Dengan perspektif seperti itu, maka yang tidak kalah penting adalah bagaimana menyiapkan sistem dan mendidik manusia agar mampu mengantisipasi kondisi-kondisi miskin yang menjadi salah satu bentuk ujian bagi seorang individu dan masyarakat. Islam mengajarkan sistem standard (minimal) yang harus ada dalam mengantisipasi kemiskinan, yaitu sistem zakat, dimana dengan zakat setiap individu miskin akan terjamin kebutuhan dasarnya sehingga kewajiban ibadahnya tidak terganggu. Tetapi ditanamkan sebuah nilai kepada mereka yang miskin bahwa “tangan di atas itu lebih mulia daripada tangan di bawah”.

Disamping itu, untuk mencegah kelompok masyarakat kaya tenggelam dengan keserakahan, kekayaan dan egoisme mereka, Islam melarang praktek-praktek curang dan zhalim dalam interaksi ekonomi, seperti riba, gharar dan maysir. Ketentuan ini juga mencegah timbulnya kemiskinan secara sistemik.

Apakah cukup dengan zakat dan pelarangan Riba? Tidak. Islam memberikan ruang gerak kepada seluruh lapisan masyarakat untuk berkontribusi dalam mengelola kemiskinan atau bahkan mengentaskannya, seperti infak, sedekah dan wakaf.
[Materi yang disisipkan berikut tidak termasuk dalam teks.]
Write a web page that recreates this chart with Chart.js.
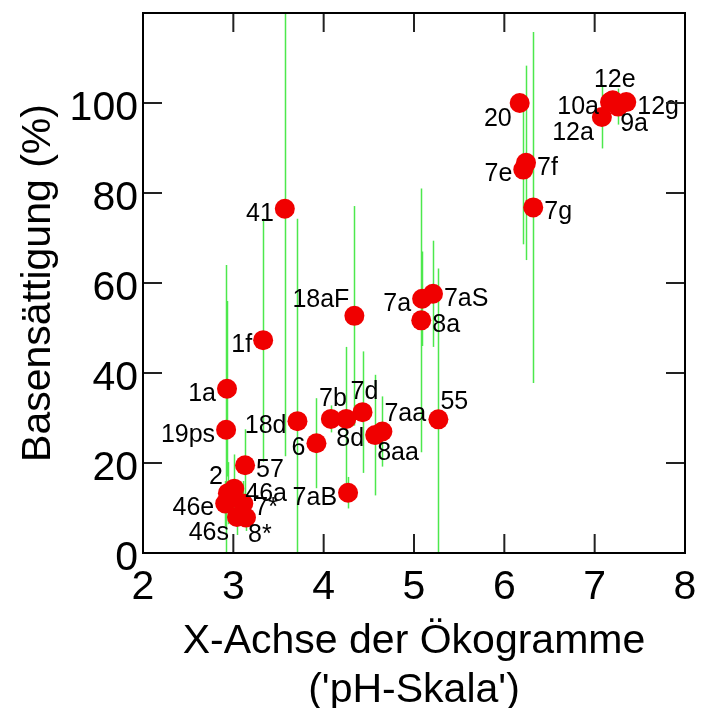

Dengan rambu-rambu dan instrumen-instrumen di atas, diharapkan masalah kemiskinan mampu dikelola dengan baik agar tidak berhujung pada masalah-maslah sosial apalagi kriminal. Keberadaan instrumen-instrumen itu kemudian dapat dijadikan indikator-indikator apakah pengelolaan kemiskinan telah dilakukan dengan baik atau tidak. Misalnya rasio koleksi zakat dengan muzakki, rasio distribusi zakat dengan mustahik, tingkat/rata-rata infak per-populasi kaya/PDB, tingkat/rata-rata sedekah per-populasi kaya/PDB atau tingkat/rata-rata wakaf per-populasi kaya/PDB.

Parameter sosial ini perlu dikembangkan dan diidentifikasi. Bahkan pada tingkat tertentu parameter ini dapat dijadikan indikator ketakwaan bangsa yang merepresentasikan baik-buruknya tingkat pengelolaan kemiskinan nasional. Atau pada skala makroekonomi, parameter ini bahkan dapat saja dikembangkan menjadi indikator kesuksesan ekonomi yang berorientasi pada tingkat keimanan bangsa. Artinya dengan berpedoman pada standard-standard hidup sukses yang sudah digariskan oleh Islam (Tuhan), dimana kesuksesan hidup disandarkan pada tingkat ketakwaan, baik individu maupun kolektif, maka parameter-parameter sosial dapat dijadikan indikator kesuksesan ekonomi nasional. Alangkah indahnya jika Indonesia menjadi negara sukses, maju dan terdepan bukan hanya kemajuan fisik ekonominya tetapi juga karena tingkat keimanannya, tingkat kedekatannya dengan Tuhan.